The crying could also be a sign of a low grade bacterial or yeast problem. You might consider a vet visit or what I have used that has helped was: http://www.allbirdproducts.com/newproductpages/ronivet-s.html Just a pinch once a day in the formula plus 1/4 tsp. of yogurt and it took care of anaerobic bacteria in the GI tract and the babies stopped crying and started weaning.


----------



## rockysmum (Mar 1, 2011)

oh i never thought of that , thank you srtiels
Thanks all


----------



## talesnfeathers (Nov 17, 2011)

My tiels did the same thing cryed as if they were starving so I gave in and fed them one extra syringes of kaytee formula


----------



## Pranav Ramkumar (Oct 9, 2020)

Help! 
I have a tiel baby who is nearly 8 weeks old.
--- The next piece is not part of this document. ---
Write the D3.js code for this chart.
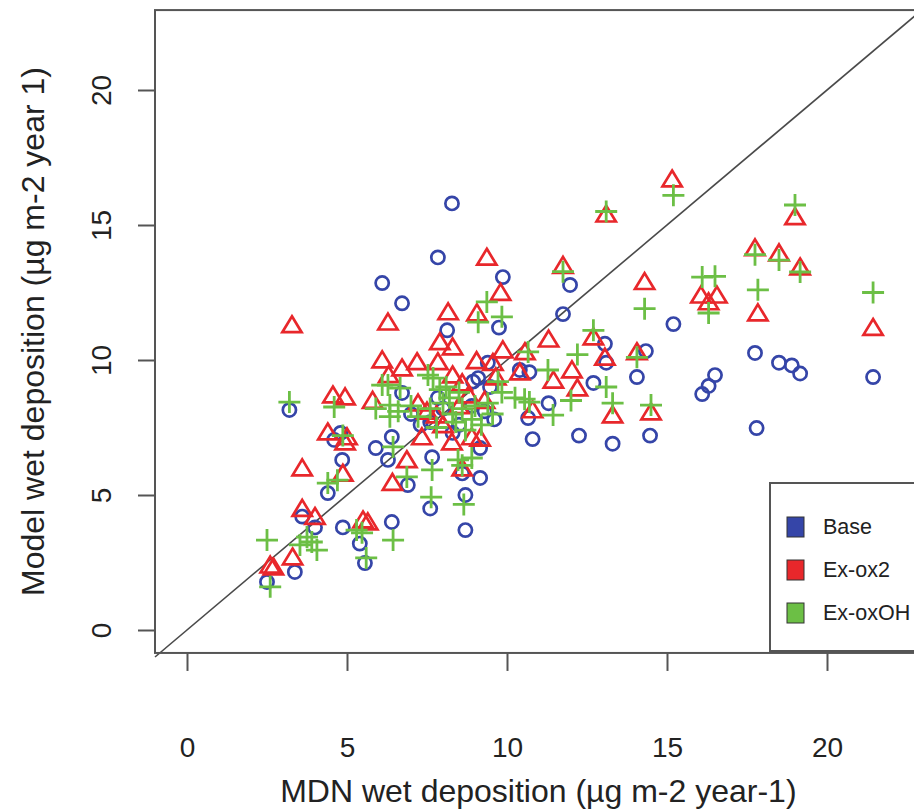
<!DOCTYPE html>
<html>
<head>
<meta charset="utf-8">
<script src="https://cdn.jsdelivr.net/npm/d3@7"></script>
<style>
  body { margin: 0; background: #fff; }
  svg { display: block; font-family: "Liberation Sans", Arial, sans-serif; }
</style>
</head>
<body>
<svg id="chart"></svg>
<script>
var chartWidth = 914;
var chartHeight = 809;

/********
 * Data *
 ********/

var basePoints = [
  [21.44,9.37],[19.16,9.5],[18.9,9.8],[18.5,9.9],[17.75,10.26],[17.8,7.48],[16.5,9.44],[16.3,9.04],[16.1,8.74],
  [15.2,11.33],[14.47,7.2],[14.34,10.33],[14.06,9.37],[13.3,6.9],[13.1,9.9],[13.06,10.6],[12.7,9.15],[12.25,7.2],
  [11.97,12.78],[11.75,11.7],[11.3,8.4],[10.8,7.07],[10.7,9.55],[10.66,7.85],[10.4,9.63],[9.87,13.07],[9.75,11.2],
  [9.4,9.9],[9.1,9.33],[8.94,9.2],[9.47,9.0],[9.16,6.74],[9.16,5.63],[8.7,5.0],[8.7,3.7],[8.6,5.8],[8.28,15.8],
  [7.84,13.8],[8.13,11.1],[7.84,8.6],[6.1,12.85],[6.72,12.1],[6.72,8.78],[7.66,6.4],[7.6,4.5],[6.9,5.37],[6.4,7.15],
  [5.9,6.74],[6.28,6.3],[4.85,6.3],[4.6,7.04],[4.4,5.07],[3.2,8.15],[3.6,4.2],[4.0,3.8],[3.37,2.15],[2.5,1.78],
  [4.87,3.8],[6.4,4.0],[5.4,3.2],[5.56,2.48],[8.9,8.3],[9.3,8.1],[8.5,7.6],[8.0,8.2],[7.6,7.7],[8.3,7.3],[9.6,7.8],
  [7.3,7.6],[7.0,8.0],[4.8,7.3]
];

var exOx2Points = [
  [21.44,11.2],[19.16,13.44],[19.0,15.3],[18.5,13.96],[17.75,14.15],[17.84,11.74],[16.56,12.4],[16.3,12.15],[16.06,12.4],
  [15.16,16.7],[14.5,8.07],[14.3,12.9],[14.06,10.3],[13.3,7.96],[13.1,15.4],[13.06,10.1],[12.7,10.85],[12.2,8.96],
  [12.03,9.63],[11.75,13.5],[11.45,9.25],[11.3,10.77],[10.8,8.15],[10.56,10.3],[10.4,9.55],[9.87,10.37],[9.8,12.5],
  [9.65,9.37],[9.56,9.9],[9.37,13.8],[9.05,9.97],[9.06,11.74],[9.16,7.1],[8.9,7.15],[8.6,6.0],[8.6,9.15],[8.3,9.44],
  [8.28,6.96],[8.16,11.78],[8.3,10.48],[7.9,10.67],[7.84,9.93],[7.8,7.96],[7.34,7.15],[7.22,8.4],[7.19,9.93],[6.87,6.3],
  [6.72,9.7],[6.42,5.46],[6.3,9.45],[6.28,11.4],[6.1,10.0],[5.8,8.5],[5.5,4.07],[5.65,4.0],[4.94,8.63],[4.56,8.7],
  [4.94,6.96],[5.0,7.15],[4.4,7.33],[4.87,5.8],[3.6,6.0],[3.28,11.3],[3.6,4.5],[4.0,4.2],[3.3,2.7],[2.6,2.4],[2.7,2.33],
  [8.5,8.3],[8.8,8.7],[9.3,8.5],[8.0,7.6],[7.5,8.1]
];

var exOxOHPoints = [
  [21.44,12.5],[19.16,13.26],[19.0,15.74],[18.5,13.7],[17.75,13.9],[17.84,12.6],[16.5,13.1],[16.3,11.74],[16.1,13.07],
  [15.2,16.1],[14.5,8.33],[14.3,11.9],[14.06,10.1],[13.3,8.4],[13.1,15.5],[13.1,9.0],[12.7,11.1],[12.2,10.2],[12.0,8.5],
  [11.75,13.27],[11.44,7.96],[11.28,9.63],[10.7,8.44],[10.66,10.3],[10.55,8.55],[10.25,8.6],[9.84,11.6],[9.84,8.8],
  [9.72,9.2],[9.55,8.0],[9.37,12.15],[9.1,11.4],[8.9,6.37],[8.6,6.1],[8.65,4.65],[8.47,6.3],[8.1,9.0],[7.9,8.9],
  [7.8,7.5],[7.69,9.33],[7.53,9.44],[7.66,5.93],[7.63,4.92],[7.22,7.9],[6.87,5.67],[6.66,8.96],[6.44,6.78],[6.44,3.33],
  [6.34,8.33],[6.34,7.9],[6.28,9.07],[6.1,9.07],[5.9,8.2],[5.6,2.67],[5.47,3.6],[5.3,3.7],[4.87,7.2],[4.6,8.26],[4.4,5.44],
  [4.7,5.55],[3.2,8.44],[3.75,3.44],[3.9,3.26],[4.06,2.96],[3.53,3.15],[2.5,3.33],[2.6,1.6],
  [8.0,8.4],[8.3,8.0],[8.6,8.2],[8.9,7.8],[8.4,7.7],[9.0,8.3],[8.2,8.6],[9.2,7.6],[8.7,7.4],[8.5,8.8],[9.4,8.4],
  [7.6,8.2],[6.6,8.1],[7.0,8.3]
];

var seriesNames = ["Base", "Ex-ox2", "Ex-oxOH"];
var seriesColors = ["#3545a8", "#e8272b", "#6cbf45"];
var tickValues = [0, 5, 10, 15, 20];

var xLabel = "MDN wet deposition (\u00b5g m-2 year-1)";
var yLabel = "Model wet deposition (\u00b5g m-2 year 1)";

/**********
 * Scales *
 **********/

var x = d3.scaleLinear().domain([0, 20]).range([187, 827]);
var y = d3.scaleLinear().domain([0, 20]).range([630, 90]);

// plot region limits (R-style padded)
var xlim = [-1, 22.96];
var ylim = [-0.85, 22.96];

/**************
 * Make Chart *
 **************/

var svg = d3.select("#chart")
    .attr("width", chartWidth)
    .attr("height", chartHeight);

// 1:1 line
svg.append("line")
    .attr("x1", x(xlim[0])).attr("y1", y(xlim[0]))
    .attr("x2", x(ylim[1])).attr("y2", y(ylim[1]))
    .attr("stroke", "#4a4a4a")
    .attr("stroke-width", 1.6);

function drawCircles(data, color) {
  svg.append("g").selectAll("circle")
    .data(data)
    .enter().append("circle")
    .attr("cx", function(d){ return x(d[0]); })
    .attr("cy", function(d){ return y(d[1]); })
    .attr("r", 6.6)
    .attr("fill", "none")
    .attr("stroke", color)
    .attr("stroke-width", 2.7);
}

function drawTriangles(data, color) {
  var h = 8.6;
  svg.append("g").selectAll("path")
    .data(data)
    .enter().append("path")
    .attr("d", "M0," + (-h) + "L" + (h * 1.12) + "," + (h * 0.85) + "L" + (-h * 1.12) + "," + (h * 0.85) + "Z")
    .attr("transform", function(d){ return "translate(" + x(d[0]) + "," + y(d[1]) + ")"; })
    .attr("fill", "none")
    .attr("stroke", color)
    .attr("stroke-width", 2.7);
}

function drawPluses(data, color) {
  svg.append("g").selectAll("path")
    .data(data)
    .enter().append("path")
    .attr("d", "M-11,0H11M0,-11V11")
    .attr("transform", function(d){ return "translate(" + x(d[0]) + "," + y(d[1]) + ")"; })
    .attr("fill", "none")
    .attr("stroke", color)
    .attr("stroke-width", 2.8);
}

drawCircles(basePoints, seriesColors[0]);
drawTriangles(exOx2Points, seriesColors[1]);
drawPluses(exOxOHPoints, seriesColors[2]);

// plot box
svg.append("rect")
    .attr("x", x(xlim[0]))
    .attr("y", y(ylim[1]))
    .attr("width", x(xlim[1]) - x(xlim[0]))
    .attr("height", y(ylim[0]) - y(ylim[1]))
    .attr("fill", "none")
    .attr("stroke", "#555")
    .attr("stroke-width", 2);

// axes
var xAxis = d3.axisBottom(x).tickValues(tickValues).tickSize(18).tickPadding(86);
var yAxis = d3.axisLeft(y).tickValues(tickValues).tickSize(17).tickPadding(10);

var xAxisGroup = svg.append("g")
    .attr("transform", "translate(0," + y(ylim[0]) + ")")
    .call(xAxis);
var yAxisGroup = svg.append("g")
    .attr("transform", "translate(" + x(xlim[0]) + ",0)")
    .call(yAxis);

[xAxisGroup, yAxisGroup].forEach(function(g){
  g.select(".domain").remove();
  g.selectAll("line").attr("stroke", "#555").attr("stroke-width", 2);
  g.selectAll("text")
    .attr("fill", "#222")
    .style("font-size", "28px");
});

xAxisGroup.selectAll("text").attr("dy", "0");
yAxisGroup.selectAll("text")
    .attr("text-anchor", "middle")
    .attr("dy", "0")
    .attr("transform", "translate(-44,0) rotate(-90)")
    .attr("x", 0);

svg.append("text")
    .attr("x", (x(xlim[0]) + x(xlim[1])) / 2)
    .attr("y", 802)
    .attr("text-anchor", "middle")
    .attr("fill", "#222")
    .style("font-size", "32px")
    .text(xLabel);

svg.append("text")
    .attr("transform", "translate(44," + ((y(ylim[0]) + y(ylim[1])) / 2) + ") rotate(-90)")
    .attr("text-anchor", "middle")
    .attr("fill", "#222")
    .style("font-size", "32px")
    .text(yLabel);

// legend
var legend = svg.append("g");
legend.append("rect")
    .attr("x", 770).attr("y", 483)
    .attr("width", 200).attr("height", 168)
    .attr("fill", "#fff")
    .attr("stroke", "#555")
    .attr("stroke-width", 2);

var items = legend.selectAll("g.item")
    .data(seriesNames)
    .enter().append("g")
    .attr("class", "item")
    .attr("transform", function(d, i){ return "translate(0," + (527 + i * 43) + ")"; });

items.append("rect")
    .attr("x", 787).attr("y", -10)
    .attr("width", 17).attr("height", 20)
    .attr("fill", function(d, i){ return seriesColors[i]; })
    .attr("stroke", "#333")
    .attr("stroke-width", 1);

items.append("text")
    .attr("x", 823).attr("y", 7)
    .attr("fill", "#222")
    .style("font-size", "21.5px")
    .text(function(d){ return d; });
</script>
</body>
</html>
She is been fed 2 times a day and I am trying to wean her in other time. When I introduce millet seeds and few mixed seeds, she takes it to her beak, cracks it, play with it, but doesn't swallow. She is not weaning and begging me to feed her with hand feeding formula. Is their any way to make her understand that seeds are edible. Any suggestions are appreciated. Thank you 🙄


----------